Differences between identical twins

I have (had, actually) a pair of uncles, my mother’s brothers who were identical twins.

I didn’t know them as children, obviously. But in my earliest memories of them, I never confused one for them other.

They’re a case study in nature vs. nurture. One is still living, in his eighties. Quite healthy, mentally just fine. The other died more than fifteen years ago.

The deceased uncle was a lifelong hard drinker and heavy smoker (the last smoker on the plant who still smoked unfiltered cigarettes). He died, ultimately, of cirrhosis. He basically drank himself to death. His brother had tried to help, had sent him to drying-out places a couple of times, to no avail.

He was what you’d call a high-functioning alcoholic, I guess. Never lost a job, and in fact did fairly well in the corporate world, being (after a career in federal law enforcement) VP of security for a multi-national corporation.

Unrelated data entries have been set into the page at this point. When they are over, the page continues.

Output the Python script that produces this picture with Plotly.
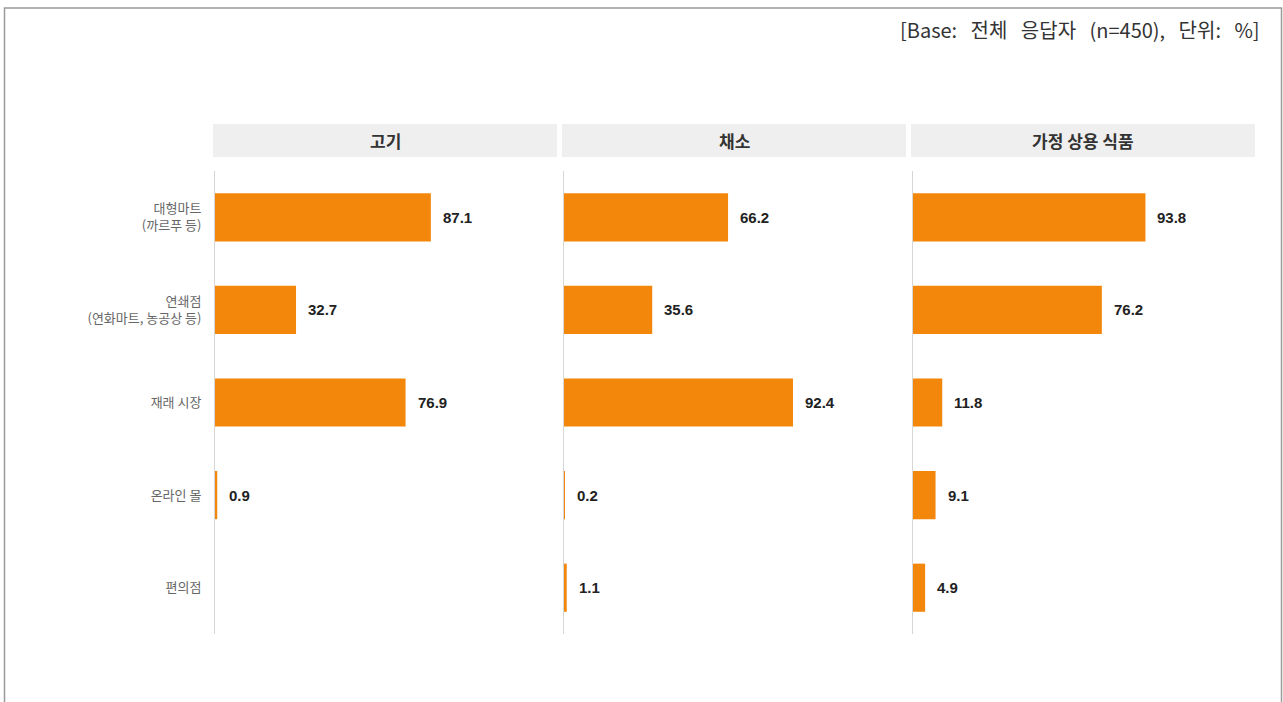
import plotly.graph_objects as go

W, H = 1283, 702

categories = ["대형마트<br>(까르푸 등)", "연쇄점<br>(연화마트, 농공상 등)", "재래 시장", "온라인 몰", "편의점"]
panel_titles = ["고기", "채소", "가정 상용 식품"]
meat = [87.1, 32.7, 76.9, 0.9, None]
vegetables = [66.2, 35.6, 92.4, 0.2, 1.1]
household_food = [93.8, 76.2, 11.8, 9.1, 4.9]
series = [meat, vegetables, household_food]
note = "[Base:   전체   응답자   (n=450),   단위:   %]"

BAR = "#F3870B"
FONT = "Noto Sans CJK KR"

panels_px = [(215, 557), (564, 906), (913, 1255)]
y_top_px, y_bot_px = 171, 634
xmax = 138

fig = go.Figure()
shapes = []
annotations = []

for i, (vals, title, (x0, x1)) in enumerate(zip(series, panel_titles, panels_px)):
    xa = "x" if i == 0 else f"x{i+1}"
    ya = "y" if i == 0 else f"y{i+1}"
    fig.add_trace(go.Bar(
        x=vals, y=categories, orientation="h",
        marker=dict(color=BAR, line=dict(width=0)),
        xaxis=xa, yaxis=ya, showlegend=False, hoverinfo="x+y",
    ))
    for c, v in zip(categories, vals):
        if v is None:
            continue
        annotations.append(dict(
            x=v, y=c, xref=xa, yref=ya, text=f"<b>{v:.1f}</b>",
            showarrow=False, xanchor="left", xshift=10,
            font=dict(family="Arial, Liberation Sans", size=15, color="#222"),
        ))
    key = "" if i == 0 else str(i + 1)
    fig.layout[f"xaxis{key}"] = dict(
        domain=[x0 / W, x1 / W], range=[0, xmax], visible=False, fixedrange=True,
    )
    fig.layout[f"yaxis{key}"] = dict(
        domain=[(H - y_bot_px) / H, (H - y_top_px) / H],
        categoryorder="array", categoryarray=categories[::-1],
        range=[-0.5, 4.5],
        showticklabels=(i == 0), ticks="", showgrid=False, zeroline=False,
        showline=True, linecolor="#d6d6d6", linewidth=1,
        anchor=xa, ticklabelstandoff=10,
        tickfont=dict(family=FONT, size=13, color="#666"),
    )
    # header strip
    shapes.append(dict(type="rect", xref="paper", yref="paper",
                       x0=(x0 - 2) / W, x1=x1 / W,
                       y0=(H - 157) / H, y1=(H - 124) / H,
                       fillcolor="#efefef", line=dict(width=0), layer="below"))
    annotations.append(dict(
        x=(x0 - 2 + x1) / 2 / W, y=(H - 140.5) / H, xref="paper", yref="paper",
        text=f"<b>{title}</b>", showarrow=False, xanchor="center", yanchor="middle",
        font=dict(family=FONT, size=17, color="#333"),
    ))

# outer frame
shapes.append(dict(type="path", xref="paper", yref="paper",
                   path=f"M {4.5/W} 0 L {4.5/W} {(H-8)/H} L {1281.5/W} {(H-8)/H} L {1281.5/W} 0",
                   line=dict(color="#9a9a9a", width=1.5)))

annotations.append(dict(
    x=1262 / W, y=(H - 30) / H, xref="paper", yref="paper", text=note,
    showarrow=False, xanchor="right", yanchor="middle",
    font=dict(family="Noto Sans CJK KR", size=20, color="#333"),
))

fig.update_layout(
    width=W, height=H,
    margin=dict(l=0, r=0, t=0, b=0),
    paper_bgcolor="white", plot_bgcolor="white",
    bargap=0.48,
    shapes=shapes, annotations=annotations,
    font=dict(family=FONT),
)

fig.write_html("out.html", config={"displayModeBar": False})
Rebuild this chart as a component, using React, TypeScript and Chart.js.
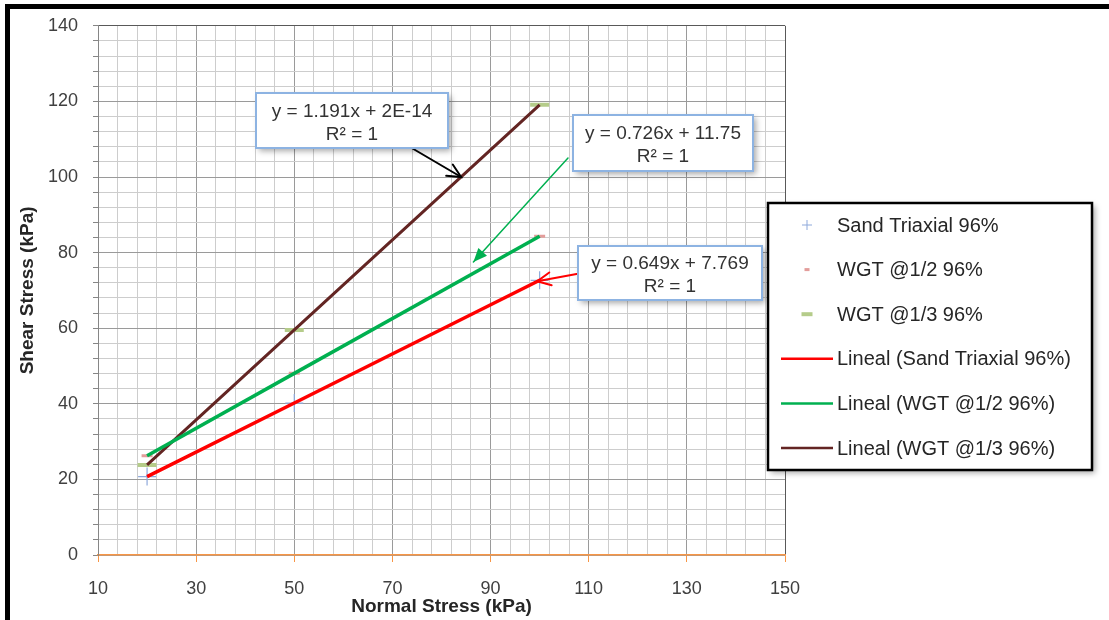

But he was an alcoholic. I never in my life saw him without a drink in his hand. Never.

The surviving brother had a very different personality. He wasn’t a teetotaler, he enjoyed a drink, but responsibly and appropriately. He quit smoking when he had kids (in the early sixties). He had to be careful about his weight, but otherwise had no serious health issues (as I said, he’s still around, still in fairly good shape).

I remember my mother (also deceased) telling me than when they were kids, her brothers were altar boys (of course – so was I. Big Irish-Catholic family) and were in very high demand for weddings in the parish, because the identical twin altar boys at the wedding Mass looked great in pictures. So at one point, before their lifestyles diverged so much, they must have looked very alike.

Also, I have a friend, a contemporary, who is gay. He has an identical twin brother who is straight. I have no idea what the significance of that is.

Anyway, I’ve rambled, but I think my point is that genes aren’t absolutely determinative. Not saying genetics don’t matter, but it’s not everything.

These are just an anecdotes; I don’t have any data to back it up, because it’s nothing we’ve rigorously collected.

People are occasionally mistaken about whether their twins are identical (MZ) or fraternal (DZ). This seems to come from a few different places. Sometimes it is parental desire. “Identical twins are the cool ones, so my twins are identical,” or “my twins are separate people, so they are fraternal.” In both cases, regardless of the twin pair’s actual zygosity.

Doctors will often tell the parents they have identical twins if there is a single placenta, and fraternal twins if there are two placentas. That is usually true, but there are many exceptions. Identical embryos may split early enough and implant far enough apart to get two placentas, and fraternal embryos may implant close enough together that the placentas fuse. So at birth the doctor says something, and that’s what is believed.

Now that it is easy enough to determine zygosity with a genetic test, we occasionally find twin pairs that classify themselves wrong.

Anyway, the point of all of that is that some of these identical twin pairs who are very different from each other, may be fraternal twins. Of course not always, or necessarily even often. Identical twins are separate people who just happen to share the same genetic makeup. That tends to make them more similar than two other siblings, but still not the same.

I know twins who are fraternal, but look really, really similar, and their parents thought they were identical when they were born (I’m guessing about 1963, because they were about 4 years older than I was). I’ve seen pictures of them as babies and toddlers, and I could see how they were really hard to tell apart. They were actually a little bit hard to tell apart even as adults-- when you ran into just one of them. If you saw them side by side, you could see they weren’t identical, but they were enough alike, that it took a minute to be sure of which one you’d just run into.

Mostly, I figured it out by how friendly each one was, because I saw one really frequently, and one rarely, so the one I saw more often (I’d been friends with his girlfriend in high school, and that’s how I knew them in the first place), was always much more familiar with me. If I said “Hi!” and he looked like he was having trouble remembering my name, Mike. If he came right over and hugged me, Steve.